__前回のインタビューでは、見て覚えろの世界で、唯一墨付けだけ師匠から教わったとのお話を伺いました。いろいろと仕事を覚える中で、若いころに一番苦労した仕事は何だったのでしょう?
親方 う-ん。鉋(カンナ)の調整かもしれないな。ノミを使う刻みや、鉋がけも見て覚えるしかなかったんですが、鉋の調整も当然自分でやらないといけない。これは苦労しましたね。仕上げ鉋の場合、鉋屑の厚さは0.03mmととても薄くあるべきなのです。だから刃の位置や鉋の木の部分(鉋台といいます)の下の面の削り作業がとても繊細なんです。
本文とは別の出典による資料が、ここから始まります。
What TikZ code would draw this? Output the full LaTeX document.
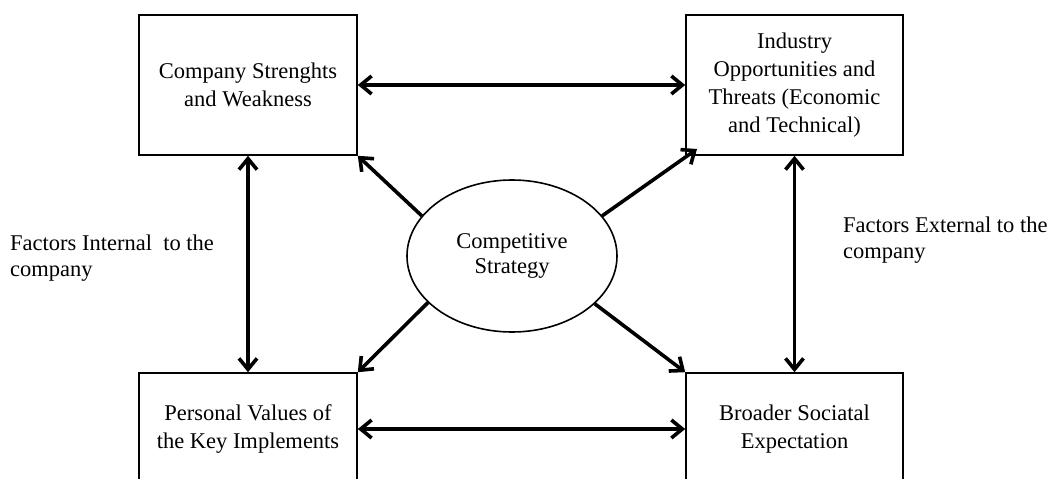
\documentclass[tikz,border=0pt]{standalone}
\usepackage{fontspec}
\setmainfont{Liberation Serif}
\usetikzlibrary{arrows.meta,shapes.geometric}
\begin{document}
\begin{tikzpicture}[x=1pt,y=-1pt,
  box/.style={draw,line width=1.6pt,align=center,inner sep=0pt,font=\fontsize{22.5}{28}\selectfont},
  oval/.style={ellipse,draw,line width=1.6pt,inner sep=0pt,minimum width=210pt,minimum height=152pt,align=center,font=\fontsize{22.5}{25}\selectfont},
  lbl/.style={align=left,inner sep=0pt,anchor=north west,font=\fontsize{22.5}{26}\selectfont},
  barb/.tip={Straight Barb[length=11pt,width=18pt]},
  link/.style={line width=3.6pt,-barb},
  both/.style={line width=3.6pt,barb-barb}
]
\useasboundingbox (0,0) rectangle (1053,479);
\node[box,minimum width=218pt,minimum height=140pt] (tl) at (248,85) {Company Strenghts\\and Weakness};
\node[box,minimum width=217pt,minimum height=140pt] (tr) at (794.5,85) {Industry\\Opportunities and\\Threats (Economic\\and Technical)};
\node[box,minimum width=218pt,minimum height=112pt] (bl) at (248,429) {Personal Values of\\the Key Implements};
\node[box,minimum width=217pt,minimum height=112pt] (br) at (794.5,429) {Broader Sociatal\\Expectation};
\node[oval] (cs) at (512,256) {Competitive\\Strategy};
\node[lbl] (li) at (10,235) {Factors Internal~ to the\\company};
\node[lbl] (le) at (843,217) {Factors External to the\\company};
\coordinate (ne) at (697,149);
\draw[both] (tl.east) -- (tr.west);
\draw[both] (bl.east) -- (br.west);
\draw[both] (tl.south) -- (bl.north);
\draw[both] (tr.south) -- (br.north);
\draw[link] (cs.156) -- (tl.south east);
\draw[link] (cs.24) -- (ne);
\draw[link] (cs.209) -- (bl.north east);
\draw[link] (cs.330) -- (br.north west);
\end{tikzpicture}
\end{document}
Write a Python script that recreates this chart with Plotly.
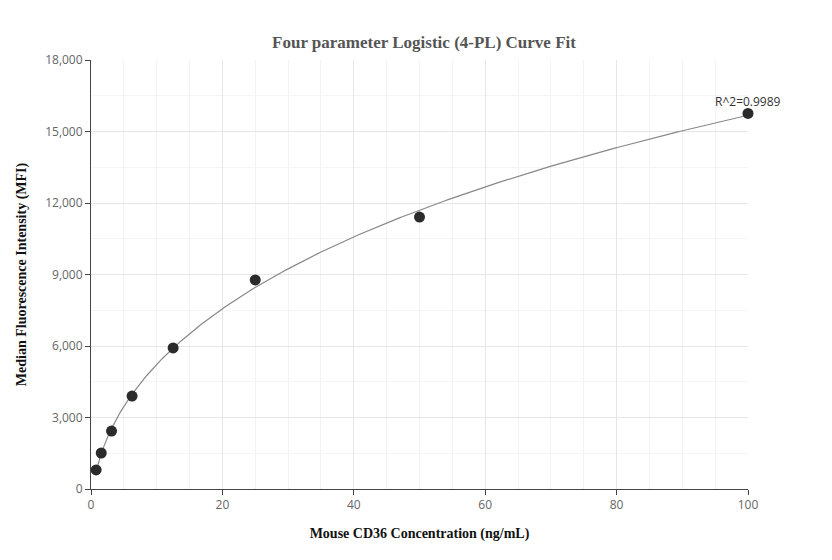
import numpy as np
import plotly.graph_objects as go

conc = [0.78, 1.56, 3.125, 6.25, 12.5, 25, 50, 100]
mfi = [800, 1510, 2430, 3900, 5920, 8770, 11410, 15760]
r2_label = "R^2=0.9989"

x = np.array(conc, float); y = np.array(mfi, float)
best = None
for b in np.arange(0.4, 2.0, 0.01):
    for c in np.exp(np.linspace(np.log(2), np.log(2000), 300)):
        g = 1 / (1 + (x / c) ** b)
        A = np.vstack([g, 1 - g]).T
        coef, *_ = np.linalg.lstsq(A, y, rcond=None)
        err = np.sum((A @ coef - y) ** 2)
        if best is None or err < best[0]:
            best = (err, b, c, coef)
_, b, c, (a, d) = best
xs = np.linspace(min(conc), max(conc), 400)
ys = d + (a - d) / (1 + (xs / c) ** b)

fig = go.Figure()
fig.add_trace(go.Scatter(x=xs, y=ys, mode="lines", line=dict(color="#888888", width=1.2), hoverinfo="skip"))
fig.add_trace(go.Scatter(x=conc, y=mfi, mode="markers", marker=dict(color="#2b2b2b", size=11), cliponaxis=False))
fig.add_annotation(x=conc[-1], y=mfi[-1], text=r2_label, showarrow=False, yshift=12, xanchor="center",
                   font=dict(family="Open Sans, sans-serif", size=12, color="#333"))
fig.update_layout(
    width=832, height=560, showlegend=False, plot_bgcolor="white", paper_bgcolor="white",
    margin=dict(l=75, r=92, t=52, b=79),
    title=dict(text="<b>Four parameter Logistic (4-PL) Curve Fit</b>", x=0.5, y=0.94, yanchor="middle", xanchor="center",
               font=dict(family="Times New Roman, Liberation Serif, serif", size=17, color="#555")),
    xaxis=dict(range=[0, 100], dtick=20, showgrid=True, gridcolor="#e6e6e6", showline=True, linecolor="#444",
               minor=dict(dtick=5, showgrid=True, gridcolor="#f3f3f3"),
               ticks="outside", ticklen=5, tickcolor="#444", zeroline=False,
               tickfont=dict(family="Open Sans, sans-serif", size=12, color="#666"),
               title=dict(text="<b>Mouse CD36 Concentration (ng/mL)</b>",
                          font=dict(family="Times New Roman, Liberation Serif, serif", size=14, color="#111"))),
    yaxis=dict(range=[0, 18000], dtick=3000, tickformat=",", showgrid=True, gridcolor="#e6e6e6", showline=True,
               minor=dict(dtick=1500, showgrid=True, gridcolor="#f5f5f5"),
               linecolor="#444", ticks="outside", ticklen=5, tickcolor="#444", zeroline=False,
               tickfont=dict(family="Open Sans, sans-serif", size=12, color="#666"),
               title=dict(text="<b>Median Fluorescence Intensity (MFI)</b>",
                          font=dict(family="Times New Roman, Liberation Serif, serif", size=14, color="#111"))),
)
fig.write_html("out.html")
__鉋台の下の面を削るというのはどういうことでしょうか?
※鉋と木材とが接地する面積をできるだけ小さくするためAB間を薄く削る。
親方 図のように鉋台の接地面は中ほどを削りとり、AとBで支えて鉋仕事をするのが通常です。どうしてかと言うと、材木との接地面積をできるだけ小さくすることで操作性が良くなるからなんです。だからAとB以外の面を薄く削るんです。 ただし、AとBのみでは鉋を前後に移動するときに削り面が曲面になる不安が生じます。だから、Cが材木に接するか接しないかのギリギリに調整するんです。
__とても繊細で精密な作業の様な気がしますが。
親方 はい。当時は「吉野紙1枚分の厚さを取れ」と言われていました。
※注記
吉野紙とは奈良県で産する和紙。漆を濾す濾紙として使われている様に、手に持つと手が透けて見える程薄い紙である。
__それは想像以上に細かいですね。今でもそのような調整はなさっているのですか?
親方 いや。今の家づくりではサンダー(電動の研磨工具)が主流だからだいぶんやってないね。